A z-score tells you how many standard deviations a particular value sits above or below the mean. It standardises values so you can compare data from completely different scales.
Z-Score Example
Formula: Z = (Value − Mean) ÷ Standard Deviation
Mean = 50, SD = 10, your value = 70
Z = (70 − 50) ÷ 10 = 2.0
A z-score of 2.0 means this value is 2 standard deviations above average. In a normal distribution, only about 2.3% of values fall above this point.
Use the Z-Score Calculator to find z-scores and corresponding percentile ranks — useful for test scores, quality control, and research.
Confidence Intervals — How Reliable Is Your Estimate?
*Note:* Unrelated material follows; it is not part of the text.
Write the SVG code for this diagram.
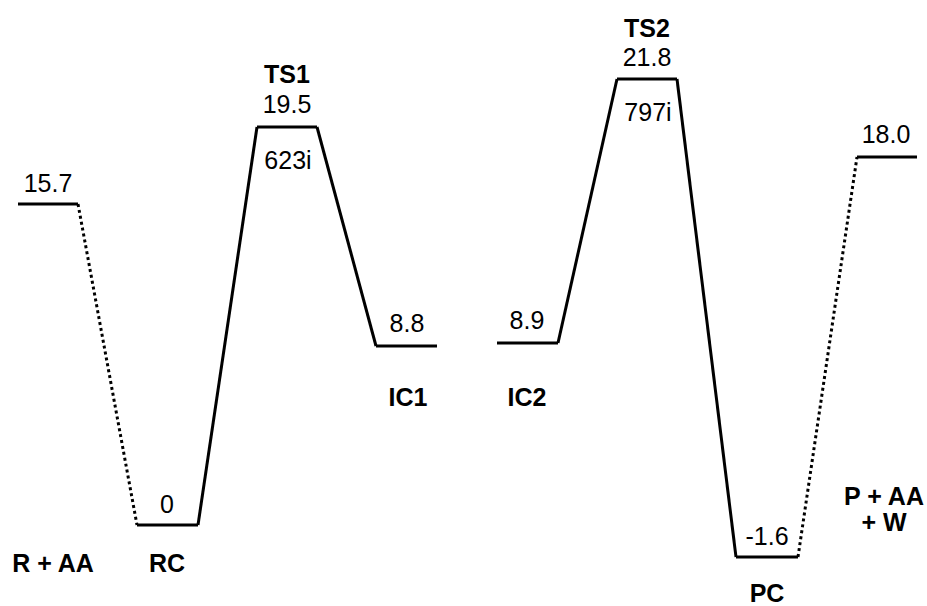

When you take a sample and calculate a statistic, it is an estimate of the true population value. A confidence interval gives you a range that likely contains that true value.
A 95% confidence interval means: if you repeated your sampling 100 times, about 95 of the resulting intervals would contain the true population value.
Confidence Interval Example
You survey 200 people and find 60% support a policy.
95% Confidence Interval: 53.2% to 66.8%
Margin of error: ±6.8 percentage points
This means you are 95% confident the true population figure is in that range.
Use the Confidence Interval Calculator to build intervals around your sample statistics.
Sample Size — How Many Participants Do You Need?
Before running a survey or experiment, you need to know how many participants to include for reliable results.
- Confidence level — usually 95% or 99%
- Margin of error — how precise the result needs to be (e.g. ±5%)
- Expected proportion — use 50% if unknown (gives the most conservative, largest sample estimate)
Use the Sample Size Calculator to avoid under- or over-recruiting participants for your study.
Which Statistical Calculator Should I Use?
| Goal | Tool |
|---|---|
| Summarise a data set | Statistics Calculator — mean, median, mode, range |
| Measure how spread out data is | Standard Deviation Calculator |
| Compare a single value to a distribution | Z-Score Calculator |
| Estimate a population value with uncertainty range | Confidence Interval Calculator |
| Plan a study or survey | Sample Size Calculator |
| Calculate event likelihood | Probability Calculator |
Statistics Calculators on CalConvs
- Statistics Calculator — mean, median, mode, range
- Standard Deviation Calculator — measure data spread
- Z-Score Calculator — standardise individual values
- Confidence Interval Calculator — estimate population parameters
- Sample Size Calculator — plan research studies
- Probability Calculator — event likelihood
- All Math Tools — full calculator collection
Frequently Asked Questions
What is the difference between mean and median?
The mean is the average of all values. The median is the middle value when data is sorted. For skewed distributions — like income or house prices — the median is often a better representation of "typical" than the mean, which gets pulled by extreme values.
When should I use standard deviation vs variance?
Both measure data spread. Standard deviation is expressed in the same units as the data (e.g., kg, $), making it easier to interpret. Variance is standard deviation squared — useful in formulas but harder to intuit. Use standard deviation for communication.
What does a z-score tell me?
A z-score tells you how many standard deviations a value is from the mean. A z-score of 0 is exactly average. A score of +2 means 2 standard deviations above average. It is used to compare values from different distributions on a common scale.
How large does my sample size need to be?
It depends on the desired margin of error, confidence level, and expected variability in the population. Use the Sample Size Calculator to find the minimum sample needed. Common research uses 95% confidence with a ±5% margin, which typically requires around 385 responses.